Q: People want to find people they can work with . . is it about the football, the Xs and Os, or something other than that?
Madden: He wanted his guy. Like Reggie said he wanted his guy as coach, Mark wanted his guy in the organization in the football part of it, and really what he needed was a guy who was going to do the things that his dad did. And Al Davis was very heavily involved in everything, as everyone knows, but heavily involved in personnel, and scouting and signing, the salary cap and all those things. In essence, Mark had to hire someone to do the job that his dad did. And so this is kind of his guy in football and his guy running football operations, which is scouting, college scouting, pro scouting, all personnel, free agents, signing players, and then the coach, coaching ‘em, the whole thing, and he wanted someone that he could just give that to, and that guy was Reggie McKenzie.
Q: McKenzie said, I like big and strong, always will, I like speed, too. That’s not going to change. . .
Madden: That’s what you go for. That was always our thing. When you’re not sure, you get to that point in a draft or signing free agents where they’re not going to have everything, so you don’t start giving in to mediocrity and just saying, well this guy was a good little player, he’s this or that, you say, OK, we don’t know these guys and if we’re not sure they can really make it, let’s go for two things. He either has to be big or strong, or he has to be fast. And then if you hit on a guy, you’ve got a big, strong guy that can play or you’ve got a real fast guy that can play. You don’t want to compromise those two things.
Q: Like the way Mark Davis handled the news conference, impressed that he said he’s his own man and will be different from his dad . ..
Madden: Mark, instead of being hands-on, he’s an observer, and he’s a good observer. He kinds of sits and watches and listens and takes time to make a decision. That was the thing after Al passed away a lot of people want to talk to Mark, what are you going to do? What’s the thing? And Mark wasn’t ready to talk because he wasn’t ready to do anything. And he couldn’t do anything. When he could do something, at the end of the season, he went and he did it and I think that was a smart approach. Early, he had to make some decisions on the Carson Palmer thing, because that happened right away, but other than that, he could just sit and observe and think about what he wanted to do. And he observed a lot and put a lot of thought into it and then he came up with Reggie McKenzie.
Q: Taking an organization dominated by one man, now his son’s in charge and a general manager, everyone must be wrestling with the cultural change, saying, what do we do now?
Madden: That’s why he hired Reggie McKenzie.

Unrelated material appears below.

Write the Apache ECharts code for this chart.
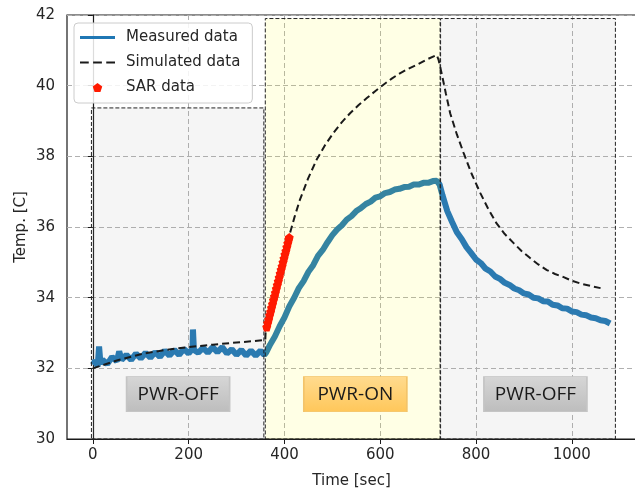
<!DOCTYPE html>
<html><head><meta charset="utf-8">
<script src="https://cdn.jsdelivr.net/npm/echarts@6/dist/echarts.min.js"></script>
<style>html,body{margin:0;padding:0;background:#fff}#c{width:635px;height:488px}</style>
</head><body><div id="c"></div>
<script>
// ---- data ----
const measuredTime = [0,5,10,13,16,20,30,40,50,55,60,70,80,90,100,110,120,130,140,150,160,170,180,190,200,208,209,211,220,230,240,250,260,270,280,290,300,310,320,330,340,350,358,
  362,370,380,390,400,410,420,430,440,450,460,470,480,490,500,510,520,530,540,550,560,570,580,590,600,610,620,630,640,650,660,670,680,690,700,710,718,724,
  730,740,750,760,770,780,790,800,810,820,830,840,850,860,870,880,890,900,910,920,930,940,950,960,970,980,990,1000,1010,1020,1030,1040,1050,1060,1070,1080];
const measuredTemp = [32.10,32.22,32.05,32.62,32.12,32.24,32.12,32.32,32.20,32.48,32.24,32.38,32.24,32.42,32.28,32.44,32.30,32.46,32.32,32.50,32.36,32.52,32.38,32.55,32.42,32.56,33.10,32.52,32.44,32.58,32.44,32.60,32.46,32.60,32.42,32.54,32.38,32.52,32.36,32.50,32.36,32.50,32.38,
  32.45,32.67,32.90,33.19,33.44,33.75,33.99,34.27,34.47,34.73,34.92,35.18,35.35,35.57,35.77,35.93,36.05,36.21,36.31,36.45,36.54,36.65,36.72,36.83,36.87,36.96,36.99,37.06,37.08,37.13,37.14,37.20,37.20,37.25,37.25,37.30,37.31,37.20,
  36.90,36.45,36.14,35.85,35.66,35.43,35.26,35.08,34.98,34.82,34.74,34.60,34.53,34.42,34.36,34.26,34.21,34.12,34.09,34.00,33.98,33.90,33.89,33.80,33.78,33.70,33.69,33.61,33.59,33.52,33.50,33.44,33.42,33.36,33.34,33.27];

const simTime = [0,50,100,150,200,250,300,360,361,373,385,397,410,421,432,449,467,484,502,520,537,555,572,590,606,624,641,659,676,697,718,
  722,728,737,746,760,774,791,809,826,843,860,878,895,913,930,948,965,983,1000,1018,1040,1060];
const simTemp = [32.0,32.22,32.4,32.52,32.6,32.67,32.73,32.8,33.15,33.8,34.45,35.1,35.75,36.28,36.76,37.36,37.9,38.3,38.66,38.97,39.22,39.45,39.65,39.85,40.02,40.2,40.35,40.48,40.59,40.74,40.87,
  40.72,40.36,39.78,39.22,38.62,38.1,37.5,36.96,36.5,36.1,35.8,35.55,35.32,35.12,34.94,34.78,34.67,34.58,34.48,34.4,34.33,34.27];

const sarTime = [363,365,367,369,371,373,375,377,379,381,383,385,387,389,391,393,395,397,399,401,403,405,407,409,410];
const sarTemp = [33.17,33.28,33.38,33.50,33.60,33.71,33.82,33.93,34.03,34.14,34.25,34.36,34.46,34.57,34.68,34.79,34.89,35.00,35.11,35.22,35.32,35.43,35.54,35.65,35.70];

const xTicks = [0,200,400,600,800,1000];
const yTicks = [30,32,34,36,38,40,42];

const regionStart = [-3, 360, 726];
const regionEnd = [357, 725, 1091];
const regionTop = [39.37, 41.9, 41.9];
const regionKind = ['off','on','off'];
const labelText = ['PWR-OFF','PWR-ON','PWR-OFF'];
const labelX = [178, 548, 924];
const labelY = [31.27, 31.27, 31.27];

// ---- build ----
const zip = (a, b) => a.map((v, i) => [v, b[i]]);
const pentagon = 'path://M0,-1 L0.951,-0.309 L0.588,0.809 L-0.588,0.809 L-0.951,-0.309 Z';
const FONT = 'DejaVu Sans';

const areaFill = {off: 'rgba(160,160,160,0.1)', on: 'rgba(255,255,0,0.1)'};
const markAreaData = regionStart.map((s, i) => [
  {coord: [s, 30], itemStyle: {color: areaFill[regionKind[i]], borderColor: '#222', borderWidth: 1, borderType: [4, 2]}},
  {coord: [regionEnd[i], regionTop[i]]}
]);
const grad = (a, b) => ({type: 'linear', x: 0, y: 0, x2: 0, y2: 1, colorStops: [{offset: 0, color: a}, {offset: 1, color: b}]});
const markPointData = labelText.map((t, i) => ({
  coord: [labelX[i], labelY[i]],
  value: t,
  itemStyle: regionKind[i] === 'on'
    ? {color: grad('#ffdb8f', '#ffc75a'), borderColor: '#f3c46a', borderWidth: 1}
    : {color: grad('#d6d6d6', '#bdbdbd'), borderColor: '#c4c4c4', borderWidth: 1}
}));

const chart = echarts.init(document.getElementById('c'), null, {renderer: 'canvas'});
chart.setOption({
  animation: false,
  backgroundColor: '#fff',
  textStyle: {fontFamily: FONT},
  grid: {left: 67, top: 15, right: -1, bottom: 49, outerBoundsMode: 'none', show: true, borderColor: '#1a1a1a', borderWidth: 1.2, backgroundColor: 'transparent'},
  legend: {
    orient: 'vertical', left: 74, top: 23,
    data: [
      {name: 'Measured data', icon: 'path://M0,0H35V3H0Z'},
      {name: 'Simulated data', icon: 'path://M0,0H8V2H0Z M12,0H20V2H12Z M24,0H32V2H24Z'},
      {name: 'SAR data'}
    ],
    itemWidth: 35, itemHeight: 9, itemGap: 10,
    padding: [7, 12, 8, 6],
    backgroundColor: 'rgba(255,255,255,0.85)', borderColor: '#cccccc', borderWidth: 1, borderRadius: 4,
    textStyle: {fontFamily: FONT, fontSize: 15, color: '#262626', lineHeight: 14, padding: [0, 0, 0, 6]}
  },
  xAxis: {
    type: 'value', min: -54, max: 1134,
    name: 'Time [sec]', nameLocation: 'middle', nameGap: 35, nameMoveOverlap: false,
    nameTextStyle: {fontFamily: FONT, fontSize: 15, color: '#262626'},
    axisLine: {show: true, lineStyle: {color: '#1a1a1a', width: 1.2}},
    axisTick: {show: true, inside: false, length: 5, customValues: xTicks, lineStyle: {color: '#1a1a1a'}},
    axisLabel: {customValues: xTicks, formatter: v => String(v), fontFamily: FONT, fontSize: 15, color: '#262626', margin: 9},
    splitLine: {show: true, lineStyle: {color: '#b0b0b0', type: [5, 3], width: 1}}
  },
  yAxis: {
    type: 'value', min: 30, max: 42, interval: 2,
    name: 'Temp. [C]', nameLocation: 'middle', nameGap: 38, nameRotate: 90, nameMoveOverlap: false,
    nameTextStyle: {fontFamily: FONT, fontSize: 15, color: '#262626'},
    axisLine: {show: true, lineStyle: {color: '#1a1a1a', width: 1.2}},
    axisTick: {show: true, inside: false, length: 5, lineStyle: {color: '#1a1a1a'}},
    axisLabel: {fontFamily: FONT, fontSize: 15, color: '#262626', margin: 12, customValues: yTicks},
    splitLine: {show: true, lineStyle: {color: '#b0b0b0', type: [5, 3], width: 1}}
  },
  series: [
    {
      name: 'Measured data', type: 'line', z: 2,
      data: zip(measuredTime, measuredTemp),
      symbol: 'none', showSymbol: false,
      lineStyle: {color: '#1f77b4', width: 6}, itemStyle: {color: '#1f77b4'}
    },
    {
      name: 'regions', type: 'line', z: 3, data: [], silent: true,
      markArea: {silent: true, z: 3, data: markAreaData}
    },
    {
      name: 'Simulated data', type: 'line', z: 4,
      data: zip(simTime, simTemp),
      symbol: 'none', showSymbol: false,
      lineStyle: {color: '#1a1a1a', width: 2, type: [7, 4]}, itemStyle: {color: '#1a1a1a'}
    },
    {
      name: 'SAR data', type: 'scatter', z: 5,
      data: zip(sarTime, sarTemp),
      symbol: pentagon, symbolSize: 9,
      itemStyle: {color: '#ff1a00', opacity: 1}
    },
    {
      name: 'labels', type: 'line', z: 6, data: [], silent: true,
      markPoint: {
        silent: true, z: 6, symbol: 'rect', symbolSize: [103, 35],
        label: {show: true, position: 'inside', formatter: p => p.value, fontFamily: 'Open Sans', fontSize: 19, color: '#1a1a1a'},
        data: markPointData
      }
    }
  ]
});
</script>
</body></html>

He’s going to put an organization together and I think it’s going to be structured around the personnel part and getting good players. It’s all about players, and we can talk about this thing and that thing and having good cheerleaders and all that stuff, and that’s all nice, but you’ve got to have players. If you have players, you’re probably going to win and if you don’t have players, you’re not going to win. So I think that’s going to be a big thing with them now is they’re going to go out and get the best players, and if they don’t have ‘em, they’re going to keep trying until they get them.
Q: You suggesting Raiderettes aren’t worth a half-point at any home game?
Madden: No, they’re not. Or are any of the other things, the scoreboard, making noise, any of that other stuff doesn’t count if you don’t have players.